The Multinational Monitor

JANUARY 1984 - VOLUME 5 - NUMBER 1


N E W S   M O N I T O R

War Costs Bring Judgement Day For Israel's Economy

by Joe Stork

Against the background of the intensifying war in Lebanon, President Reagan and Israeli Prime Minister Yitzhak Shamir met in Washington for two days at the end of November. In an agreement announced on November 30, the two leaders spelled out a new strategic relationship between the two countries that will mean increased cooperation in military planning and maneuvers, the stockpiling of American weapons in the country, and the use of U.S. military aid to pay for weapons made in Israel. In addition, the U.S. agreed to negotiate with Israel on reaching a joint free trade agreement, similar to the Caribbean Basin Initiative, designed to increase Israeli exports, stimulate production, and reduce inflation, which is now hovering at the 170 percent level.

The economic agreement, thought to be among the most generous aid packages offered to a U.S. ally, is part of a new U.S. policy to assist the deteriorating Israeli economy. In this report, Joe Stork, editor of MERIP Reports and a recent visitor to the Middle East, reports on the background to the current crisis and the relationship of Israel's economic troubles to its burgeoning expenditures on the military and in the West Bank and Lebanon.


On October 11, the new government of Yitzhak Shamir, hours after it was approved by the Knesset, went into an allnight session and emerged to announce a 23 percent devaluation of the shekel, an increase of 50 percent in the price of subsidized essentials such as bread and milk, and promises of imminent price hikes for transportation, water, and electricity.
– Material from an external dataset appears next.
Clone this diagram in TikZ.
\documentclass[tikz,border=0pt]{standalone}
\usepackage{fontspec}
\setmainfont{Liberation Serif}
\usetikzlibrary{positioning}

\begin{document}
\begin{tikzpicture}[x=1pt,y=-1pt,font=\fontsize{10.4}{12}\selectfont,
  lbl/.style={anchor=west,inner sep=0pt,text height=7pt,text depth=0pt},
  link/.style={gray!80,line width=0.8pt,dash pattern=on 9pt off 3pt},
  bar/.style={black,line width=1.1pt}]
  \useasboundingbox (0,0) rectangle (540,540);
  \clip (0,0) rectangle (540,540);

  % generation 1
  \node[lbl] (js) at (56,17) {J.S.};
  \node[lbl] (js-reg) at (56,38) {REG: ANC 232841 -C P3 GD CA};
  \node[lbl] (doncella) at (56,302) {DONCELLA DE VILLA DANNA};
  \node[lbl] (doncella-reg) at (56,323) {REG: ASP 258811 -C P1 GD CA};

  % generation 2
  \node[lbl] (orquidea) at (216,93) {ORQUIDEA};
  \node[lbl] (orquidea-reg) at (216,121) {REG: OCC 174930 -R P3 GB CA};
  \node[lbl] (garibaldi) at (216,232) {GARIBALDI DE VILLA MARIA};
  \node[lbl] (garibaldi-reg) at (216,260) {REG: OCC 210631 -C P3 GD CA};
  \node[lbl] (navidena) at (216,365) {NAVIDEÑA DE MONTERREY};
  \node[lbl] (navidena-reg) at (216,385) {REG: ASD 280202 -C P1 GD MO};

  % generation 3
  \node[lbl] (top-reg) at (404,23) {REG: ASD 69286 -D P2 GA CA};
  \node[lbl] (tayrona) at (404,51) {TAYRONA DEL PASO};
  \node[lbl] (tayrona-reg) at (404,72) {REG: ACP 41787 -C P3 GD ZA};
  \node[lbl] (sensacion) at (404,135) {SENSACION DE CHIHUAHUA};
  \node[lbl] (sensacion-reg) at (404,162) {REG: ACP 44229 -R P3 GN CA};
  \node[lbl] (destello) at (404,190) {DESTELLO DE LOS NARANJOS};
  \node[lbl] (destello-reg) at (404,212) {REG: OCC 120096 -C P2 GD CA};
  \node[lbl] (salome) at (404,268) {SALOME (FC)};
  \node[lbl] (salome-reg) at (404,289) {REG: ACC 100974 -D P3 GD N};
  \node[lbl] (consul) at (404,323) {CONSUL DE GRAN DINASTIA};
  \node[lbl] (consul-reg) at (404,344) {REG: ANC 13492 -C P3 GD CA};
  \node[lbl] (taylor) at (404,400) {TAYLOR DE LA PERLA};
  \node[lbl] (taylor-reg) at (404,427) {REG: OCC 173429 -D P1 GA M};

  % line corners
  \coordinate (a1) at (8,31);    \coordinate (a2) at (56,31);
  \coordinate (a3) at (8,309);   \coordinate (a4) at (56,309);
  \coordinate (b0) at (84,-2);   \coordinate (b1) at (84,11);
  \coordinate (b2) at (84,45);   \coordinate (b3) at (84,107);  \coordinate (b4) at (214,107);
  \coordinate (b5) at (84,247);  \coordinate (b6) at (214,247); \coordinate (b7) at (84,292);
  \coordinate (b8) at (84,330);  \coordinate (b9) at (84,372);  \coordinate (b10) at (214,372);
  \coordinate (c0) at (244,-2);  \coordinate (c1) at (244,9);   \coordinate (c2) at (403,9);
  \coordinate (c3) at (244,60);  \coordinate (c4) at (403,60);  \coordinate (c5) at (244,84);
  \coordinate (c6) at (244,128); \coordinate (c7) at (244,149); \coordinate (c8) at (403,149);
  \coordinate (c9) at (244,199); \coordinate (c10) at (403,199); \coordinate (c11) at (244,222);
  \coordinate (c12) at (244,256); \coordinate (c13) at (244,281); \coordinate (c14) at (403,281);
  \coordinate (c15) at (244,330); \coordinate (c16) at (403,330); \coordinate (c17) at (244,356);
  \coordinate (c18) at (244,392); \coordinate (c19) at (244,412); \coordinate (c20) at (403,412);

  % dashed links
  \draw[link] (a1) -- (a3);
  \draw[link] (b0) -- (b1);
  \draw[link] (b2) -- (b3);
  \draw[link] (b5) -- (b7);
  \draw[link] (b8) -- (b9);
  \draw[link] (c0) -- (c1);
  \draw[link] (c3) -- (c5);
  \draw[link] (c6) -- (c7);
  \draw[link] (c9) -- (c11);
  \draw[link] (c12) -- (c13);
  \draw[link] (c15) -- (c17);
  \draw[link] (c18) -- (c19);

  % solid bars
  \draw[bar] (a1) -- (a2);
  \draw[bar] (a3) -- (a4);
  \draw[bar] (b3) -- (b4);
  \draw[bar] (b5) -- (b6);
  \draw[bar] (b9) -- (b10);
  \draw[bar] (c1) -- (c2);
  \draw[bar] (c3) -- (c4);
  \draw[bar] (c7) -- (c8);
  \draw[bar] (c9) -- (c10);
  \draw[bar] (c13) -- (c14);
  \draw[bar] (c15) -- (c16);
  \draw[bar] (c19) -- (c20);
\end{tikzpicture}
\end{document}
A day later, the media revealed Finance Minister Yoram Aridor's plan to "dollarize" the economy and standardize the widespread informal linking of Israeli economic transaction to U.S. currency. The immediate political uproar forced Aridor to resign on October 11, and he was replaced by Yigal Cohen-Orgad, a proponent of free-market theories. Cohen-Orgad immediately reversed the "dollarization" policy and declared his intention to reduce the Israeli standard of living and to cut government expenditures.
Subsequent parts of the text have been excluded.